**To be done:**
Repeat, exactly and completely, the material that follows. Omit the pictures.

**Source material:**
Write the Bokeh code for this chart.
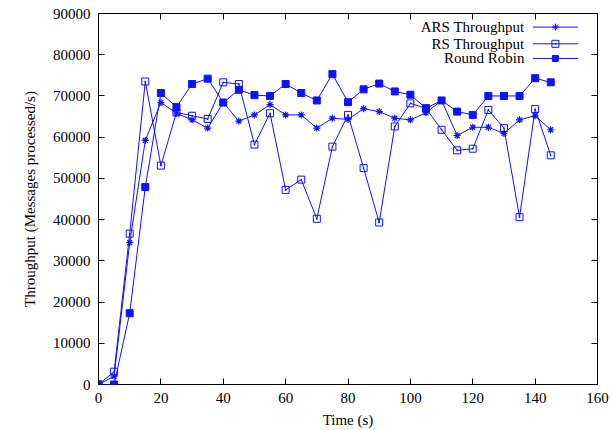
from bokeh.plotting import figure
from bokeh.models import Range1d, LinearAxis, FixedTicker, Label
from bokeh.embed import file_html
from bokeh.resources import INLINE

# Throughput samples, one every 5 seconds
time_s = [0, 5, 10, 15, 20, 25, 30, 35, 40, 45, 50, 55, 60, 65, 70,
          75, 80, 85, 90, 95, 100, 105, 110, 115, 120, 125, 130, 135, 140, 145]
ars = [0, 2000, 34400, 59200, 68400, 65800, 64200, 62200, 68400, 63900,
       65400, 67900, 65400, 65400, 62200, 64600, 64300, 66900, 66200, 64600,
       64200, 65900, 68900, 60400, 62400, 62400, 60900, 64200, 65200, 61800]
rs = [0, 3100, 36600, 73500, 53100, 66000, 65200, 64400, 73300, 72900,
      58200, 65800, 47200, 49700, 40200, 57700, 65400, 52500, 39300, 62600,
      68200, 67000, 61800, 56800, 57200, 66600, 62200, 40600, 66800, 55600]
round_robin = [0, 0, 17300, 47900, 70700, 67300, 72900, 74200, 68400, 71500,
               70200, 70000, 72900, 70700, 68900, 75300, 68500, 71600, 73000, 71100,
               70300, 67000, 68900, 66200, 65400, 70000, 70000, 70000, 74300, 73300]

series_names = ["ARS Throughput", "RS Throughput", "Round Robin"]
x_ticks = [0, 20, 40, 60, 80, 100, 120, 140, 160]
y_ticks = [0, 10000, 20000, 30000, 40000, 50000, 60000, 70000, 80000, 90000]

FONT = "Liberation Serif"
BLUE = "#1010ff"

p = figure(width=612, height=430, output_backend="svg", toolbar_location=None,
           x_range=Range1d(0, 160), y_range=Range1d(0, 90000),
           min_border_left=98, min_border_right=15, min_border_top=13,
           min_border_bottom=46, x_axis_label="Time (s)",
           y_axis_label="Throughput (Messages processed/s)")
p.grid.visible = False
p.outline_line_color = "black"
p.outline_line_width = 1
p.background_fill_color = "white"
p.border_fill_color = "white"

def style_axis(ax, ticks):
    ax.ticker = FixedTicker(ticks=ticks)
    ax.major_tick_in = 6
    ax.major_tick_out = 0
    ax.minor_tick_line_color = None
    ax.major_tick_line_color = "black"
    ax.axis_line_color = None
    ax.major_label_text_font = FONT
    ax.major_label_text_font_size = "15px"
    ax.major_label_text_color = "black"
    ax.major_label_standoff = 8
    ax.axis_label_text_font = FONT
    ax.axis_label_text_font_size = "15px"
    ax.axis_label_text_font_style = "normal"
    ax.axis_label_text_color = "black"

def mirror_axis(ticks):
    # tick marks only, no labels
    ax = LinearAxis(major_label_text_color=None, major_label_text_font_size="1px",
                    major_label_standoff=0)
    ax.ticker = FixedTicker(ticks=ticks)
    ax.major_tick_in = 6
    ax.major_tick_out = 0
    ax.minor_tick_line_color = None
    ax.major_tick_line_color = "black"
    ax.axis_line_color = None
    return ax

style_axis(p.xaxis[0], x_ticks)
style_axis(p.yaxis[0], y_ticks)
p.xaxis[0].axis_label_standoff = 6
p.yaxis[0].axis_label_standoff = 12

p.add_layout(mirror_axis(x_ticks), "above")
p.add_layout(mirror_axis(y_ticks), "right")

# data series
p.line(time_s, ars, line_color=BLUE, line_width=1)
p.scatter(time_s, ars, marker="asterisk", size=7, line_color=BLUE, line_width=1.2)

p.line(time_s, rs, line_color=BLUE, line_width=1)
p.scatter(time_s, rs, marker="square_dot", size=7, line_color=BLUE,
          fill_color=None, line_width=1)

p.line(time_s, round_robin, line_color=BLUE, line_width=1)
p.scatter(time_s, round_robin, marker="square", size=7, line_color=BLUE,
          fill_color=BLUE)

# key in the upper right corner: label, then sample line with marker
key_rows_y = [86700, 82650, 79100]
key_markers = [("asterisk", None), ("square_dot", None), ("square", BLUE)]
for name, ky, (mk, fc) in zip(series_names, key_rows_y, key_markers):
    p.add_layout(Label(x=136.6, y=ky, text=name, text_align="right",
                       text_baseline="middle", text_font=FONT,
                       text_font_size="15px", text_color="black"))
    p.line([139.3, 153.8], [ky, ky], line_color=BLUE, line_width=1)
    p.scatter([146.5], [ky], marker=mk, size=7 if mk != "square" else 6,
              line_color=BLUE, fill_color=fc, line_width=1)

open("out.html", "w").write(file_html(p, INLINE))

**Reply:**
Write the Bokeh code for this chart.
from bokeh.plotting import figure
from bokeh.models import Range1d, LinearAxis, FixedTicker, Label
from bokeh.embed import file_html
from bokeh.resources import INLINE

# Throughput samples, one every 5 seconds
time_s = [0, 5, 10, 15, 20, 25, 30, 35, 40, 45, 50, 55, 60, 65, 70,
          75, 80, 85, 90, 95, 100, 105, 110, 115, 120, 125, 130, 135, 140, 145]
ars = [0, 2000, 34400, 59200, 68400, 65800, 64200, 62200, 68400, 63900,
       65400, 67900, 65400, 65400, 62200, 64600, 64300, 66900, 66200, 64600,
       64200, 65900, 68900, 60400, 62400, 62400, 60900, 64200, 65200, 61800]
rs = [0, 3100, 36600, 73500, 53100, 66000, 65200, 64400, 73300, 72900,
      58200, 65800, 47200, 49700, 40200, 57700, 65400, 52500, 39300, 62600,
      68200, 67000, 61800, 56800, 57200, 66600, 62200, 40600, 66800, 55600]
round_robin = [0, 0, 17300, 47900, 70700, 67300, 72900, 74200, 68400, 71500,
               70200, 70000, 72900, 70700, 68900, 75300, 68500, 71600, 73000, 71100,
               70300, 67000, 68900, 66200, 65400, 70000, 70000, 70000, 74300, 73300]

series_names = ["ARS Throughput", "RS Throughput", "Round Robin"]
x_ticks = [0, 20, 40, 60, 80, 100, 120, 140, 160]
y_ticks = [0, 10000, 20000, 30000, 40000, 50000, 60000, 70000, 80000, 90000]

FONT = "Liberation Serif"
BLUE = "#1010ff"

p = figure(width=612, height=430, output_backend="svg", toolbar_location=None,
           x_range=Range1d(0, 160), y_range=Range1d(0, 90000),
           min_border_left=98, min_border_right=15, min_border_top=13,
           min_border_bottom=46, x_axis_label="Time (s)",
           y_axis_label="Throughput (Messages processed/s)")
p.grid.visible = False
p.outline_line_color = "black"
p.outline_line_width = 1
p.background_fill_color = "white"
p.border_fill_color = "white"

def style_axis(ax, ticks):
    ax.ticker = FixedTicker(ticks=ticks)
    ax.major_tick_in = 6
    ax.major_tick_out = 0
    ax.minor_tick_line_color = None
    ax.major_tick_line_color = "black"
    ax.axis_line_color = None
    ax.major_label_text_font = FONT
    ax.major_label_text_font_size = "15px"
    ax.major_label_text_color = "black"
    ax.major_label_standoff = 8
    ax.axis_label_text_font = FONT
    ax.axis_label_text_font_size = "15px"
    ax.axis_label_text_font_style = "normal"
    ax.axis_label_text_color = "black"

def mirror_axis(ticks):
    # tick marks only, no labels
    ax = LinearAxis(major_label_text_color=None, major_label_text_font_size="1px",
                    major_label_standoff=0)
    ax.ticker = FixedTicker(ticks=ticks)
    ax.major_tick_in = 6
    ax.major_tick_out = 0
    ax.minor_tick_line_color = None
    ax.major_tick_line_color = "black"
    ax.axis_line_color = None
    return ax

style_axis(p.xaxis[0], x_ticks)
style_axis(p.yaxis[0], y_ticks)
p.xaxis[0].axis_label_standoff = 6
p.yaxis[0].axis_label_standoff = 12

p.add_layout(mirror_axis(x_ticks), "above")
p.add_layout(mirror_axis(y_ticks), "right")

# data series
p.line(time_s, ars, line_color=BLUE, line_width=1)
p.scatter(time_s, ars, marker="asterisk", size=7, line_color=BLUE, line_width=1.2)

p.line(time_s, rs, line_color=BLUE, line_width=1)
p.scatter(time_s, rs, marker="square_dot", size=7, line_color=BLUE,
          fill_color=None, line_width=1)

p.line(time_s, round_robin, line_color=BLUE, line_width=1)
p.scatter(time_s, round_robin, marker="square", size=7, line_color=BLUE,
          fill_color=BLUE)

# key in the upper right corner: label, then sample line with marker
key_rows_y = [86700, 82650, 79100]
key_markers = [("asterisk", None), ("square_dot", None), ("square", BLUE)]
for name, ky, (mk, fc) in zip(series_names, key_rows_y, key_markers):
    p.add_layout(Label(x=136.6, y=ky, text=name, text_align="right",
                       text_baseline="middle", text_font=FONT,
                       text_font_size="15px", text_color="black"))
    p.line([139.3, 153.8], [ky, ky], line_color=BLUE, line_width=1)
    p.scatter([146.5], [ky], marker=mk, size=7 if mk != "square" else 6,
              line_color=BLUE, fill_color=fc, line_width=1)

open("out.html", "w").write(file_html(p, INLINE))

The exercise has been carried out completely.